The five most-read posts on Scope this week were:
Examining hand hygiene in the emergency department: A group of researchers at Brigham and Women’s Hospital in Boston launched the largest study (subscription required) to date to evaluate hand hygiene of emergency department workers. Study results showed that appropriate hand washing practices were used 90 percent of the time, but also identified some areas in which improvement is needed.
The placenta sacrifices itself to keep baby healthy in case of starvation, research shows: A study (subscription required) involving mice suggests the placenta is intrinsically linked to the fetal hypothalamus and capable of changing its form in order to fit the growing baby’s needs.
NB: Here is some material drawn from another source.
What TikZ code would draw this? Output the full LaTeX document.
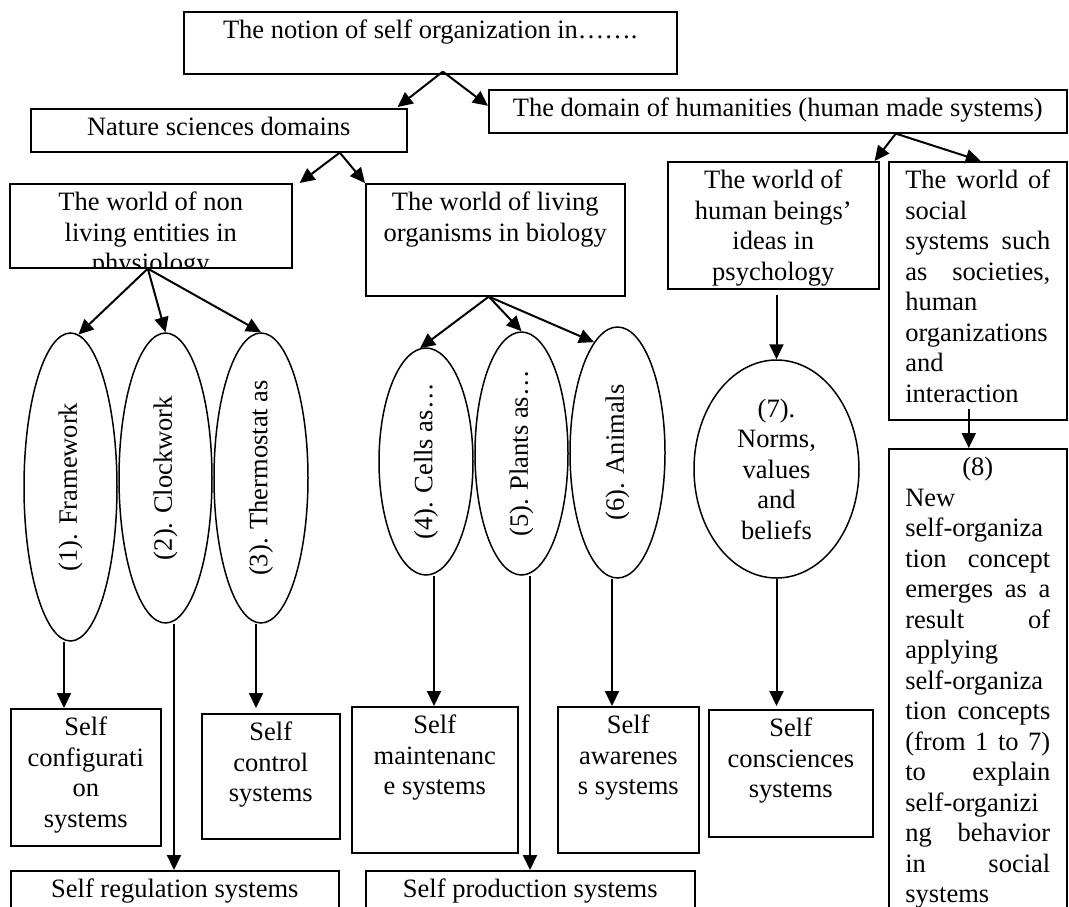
\documentclass[tikz,border=0pt]{standalone}
\usepackage{fontspec}
\setmainfont{Liberation Serif}
\usetikzlibrary{arrows.meta,shapes.geometric}
\begin{document}
\begin{tikzpicture}[x=1pt,y=-1pt,
  every node/.style={font=\fontsize{26.5pt}{30.5pt}\selectfont},
  box/.style={draw, line width=1.6pt, rectangle, inner sep=0pt, anchor=north west},
  txt/.style={inner sep=0pt, anchor=north, align=center},
  jtxt/.style={inner sep=0pt, anchor=north, align=left},
  ell/.style={draw, line width=1.5pt, ellipse, inner sep=0pt},
  arr/.style={line width=2pt, -{Triangle[length=15pt,width=14pt]}}]
\useasboundingbox (0,0) rectangle (1069,906);
\fill[white] (0,0) rectangle (1069,906);
\clip (0,0) rectangle (1069,906);

% boxes
\node[box, minimum width=493pt, minimum height=62pt] (top) at (183,11) {};
\node[txt] (topT) at ([yshift=-6pt]top.north) {\strut The notion of self organization in…….};

\node[box, minimum width=376pt, minimum height=43pt] (nature) at (30,108) {};
\node[txt] (natureT) at ([yshift=-6pt]nature.north) {\strut Nature sciences domains};

\node[box, minimum width=578pt, minimum height=43pt] (hum) at (488,89) {};
\node[txt] (humT) at ([yshift=-6pt]hum.north) {\strut The domain of humanities (human made systems)};

\node[box, minimum width=282pt, minimum height=84pt] (nonl) at (9,183) {};
\begin{scope}
\clip (nonl.north west) rectangle (nonl.south east);
\node[txt] (nonlT) at ([yshift=-6pt]nonl.north) {\strut The world of non\\living entities in\\physiology};
\end{scope}

\node[box, minimum width=259pt, minimum height=112pt] (living) at (365,183) {};
\node[txt] (livingT) at ([yshift=-6pt]living.north) {\strut The world of living\\organisms in biology};

\node[box, minimum width=211pt, minimum height=127pt] (psych) at (667,161) {};
\node[txt] (psychT) at ([yshift=-6pt]psych.north) {\strut The world of\\human beings’\\ideas in\\psychology};

\node[box, minimum width=178pt, minimum height=258pt] (social) at (888,161) {};
\node[jtxt] (socialT) at ([yshift=-6pt]social.north) {\strut\makebox[145pt][s]{The world of}\\
\makebox[145pt][l]{social}\\
\makebox[145pt][s]{systems such}\\
\makebox[145pt][s]{as societies,}\\
\makebox[145pt][l]{human}\\
\makebox[145pt][l]{organizations}\\
\makebox[145pt][l]{and}\\
\makebox[145pt][l]{interaction}};

\node[box, minimum width=150pt, minimum height=137pt] (config) at (10,708) {};
\node[txt] (configT) at ([yshift=-6pt]config.north) {\strut Self\\configurati\\on\\systems};

\node[box, minimum width=138pt, minimum height=125pt] (control) at (201,713) {};
\node[txt] (controlT) at ([yshift=-6pt]control.north) {\strut Self\\control\\systems};

\node[box, minimum width=166pt, minimum height=146pt] (maint) at (351,706) {};
\node[txt] (maintT) at ([yshift=-6pt]maint.north) {\strut Self\\maintenanc\\e systems};

\node[box, minimum width=141pt, minimum height=146pt] (aware) at (557,706) {};
\node[txt] (awareT) at ([yshift=-6pt]aware.north) {\strut Self\\awarenes\\s systems};

\node[box, minimum width=164pt, minimum height=127pt] (consc) at (708,709) {};
\node[txt] (conscT) at ([yshift=-6pt]consc.north) {\strut Self\\consciences\\systems};

\node[box, minimum width=328pt, minimum height=60pt] (reg) at (10,870) {};
\node[txt] (regT) at ([yshift=-6pt]reg.north) {\strut Self regulation systems};

\node[box, minimum width=329pt, minimum height=60pt] (prod) at (365,870) {};
\node[txt] (prodT) at ([yshift=-6pt]prod.north) {\strut Self production systems};

\node[box, minimum width=178pt, minimum height=482pt] (box8) at (888,448) {};
\node[jtxt] (box8T) at ([yshift=-6pt]box8.north) {\strut\makebox[145pt][c]{(8)}\\
\makebox[145pt][l]{New}\\
\makebox[145pt][l]{self-organiza}\\
\makebox[145pt][s]{tion concept}\\
\makebox[145pt][s]{emerges as a}\\
\makebox[145pt][s]{result of}\\
\makebox[145pt][l]{applying}\\
\makebox[145pt][l]{self-organiza}\\
\makebox[145pt][s]{tion concepts}\\
\makebox[145pt][s]{(from 1 to 7)}\\
\makebox[145pt][s]{to explain}\\
\makebox[145pt][l]{self-organizi}\\
\makebox[145pt][s]{ng behavior}\\
\makebox[145pt][s]{in social}\\
\makebox[145pt][l]{systems}};

% ellipses
\node[ell, minimum width=93pt, minimum height=308pt] (e1) at (70.5,487) {\rotatebox{90}{(1). Framework}};
\node[ell, minimum width=93pt, minimum height=290pt] (e2) at (165.5,478) {\rotatebox{90}{(2). Clockwork}};
\node[ell, minimum width=94pt, minimum height=290pt] (e3) at (261,478) {\rotatebox{90}{(3). Thermostat as}};
\node[ell, minimum width=94pt, minimum height=227pt] (e4) at (426,461.5) {\rotatebox{90}{(4). Cells as…}};
\node[ell, minimum width=93pt, minimum height=243pt] (e5) at (521.5,453.5) {\rotatebox{90}{(5). Plants as…}};
\node[ell, minimum width=95pt, minimum height=251pt] (e6) at (617.5,452.5) {\rotatebox{90}{(6). Animals}};
\node[ell, minimum width=165pt, minimum height=218pt, align=center] (e7) at (776.5,469) {(7).\\Norms,\\values\\and\\beliefs};

% connectors
\draw[arr] ([xshift=12.5pt,yshift=3pt]top.south) -- ([xshift=-10pt,yshift=1pt]nature.north east);
\draw[arr] ([xshift=12.5pt,yshift=3pt]top.south) -- ([yshift=5.5pt]hum.west);
\draw[arr] ([xshift=121pt]nature.south) -- ([xshift=7pt]nonl.north east);
\draw[arr] ([xshift=121pt]nature.south) -- (living.north west);
\draw[arr] ([xshift=118pt]hum.south) -- ([xshift=-5pt]psych.north east);
\draw[arr] ([xshift=118pt]hum.south) -- ([xshift=3pt]social.north);

\draw[arr] ([xshift=-3pt]nonl.south) -- (e1.87);
\draw[arr] ([xshift=-3pt]nonl.south) -- (e2.north);
\draw[arr] ([xshift=-3pt]nonl.south) -- (e3.north);
\draw[arr] ([xshift=-6.5pt]living.south) -- (e4.93);
\draw[arr] ([xshift=-6.5pt]living.south) -- (e5.north);
\draw[arr] ([xshift=-6.5pt]living.south) -- (e6.102);

\coordinate (s1) at ([xshift=-6.5pt]e1.south);
\coordinate (s2) at ([xshift=8.5pt]e2.south);
\coordinate (s3) at ([xshift=-5pt]e3.south);
\coordinate (s4) at ([xshift=8pt]e4.south);
\coordinate (s5) at ([xshift=8.5pt]e5.south);
\coordinate (s6) at ([xshift=-5.5pt]e6.south);
\coordinate (s7) at (e7.south);
\coordinate (p8) at ([yshift=-5pt]psych.south);
\coordinate (s9) at ([xshift=-9pt,yshift=12pt]social.south);

\draw[arr] (s1) -- (s1 |- config.north);
\draw[arr] (s2) -- (s2 |- reg.north);
\draw[arr] (s3) -- ([yshift=5pt]s3 |- control.north);
\draw[arr] (s4) -- (s4 |- maint.north);
\draw[arr] (s5) -- (s5 |- prod.north);
\draw[arr] (s6) -- (s6 |- aware.north);
\draw[arr] (s7) -- ([yshift=3pt]s7 |- consc.north);
\draw[arr] (p8 -| e7.north) -- (e7.north);
\draw[arr] (s9) -- (s9 |- box8.north);
\end{tikzpicture}
\end{document}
The findings were published last month in the Proceedings of the National Academy of Sciences.
Can yoga help women suffering from fibromyalgia?: A study recently published in the Journal of Pain Research shows that practicing yoga boosts levels of the stress hormone cortisol and could help ease some symptoms of fibromyalgia such as pain, fatigue, muscle stiffness and depression.
What's 1,454 feet tall, glows pink and sounds like country music?: In an event sponsored by the Stanford Women's Cancer Center, Grammy Award-winning singer Martina McBride will perform her new single, “I’m Gonna Love You Through It,” from atop the Empire State Building as part of the month-long breast cancer awareness campaign.
Examining the connection between unstructured playtime and children's emotional health: Many children these days are spending more time involved in academic or adult-directed activities and less time engaged in free play. Findings published in the latest issue of Journal of Play detail the decline of children’s play time and suggest the lack of free play may increase kids' risk for anxiety, depression and problems of attention and self-control.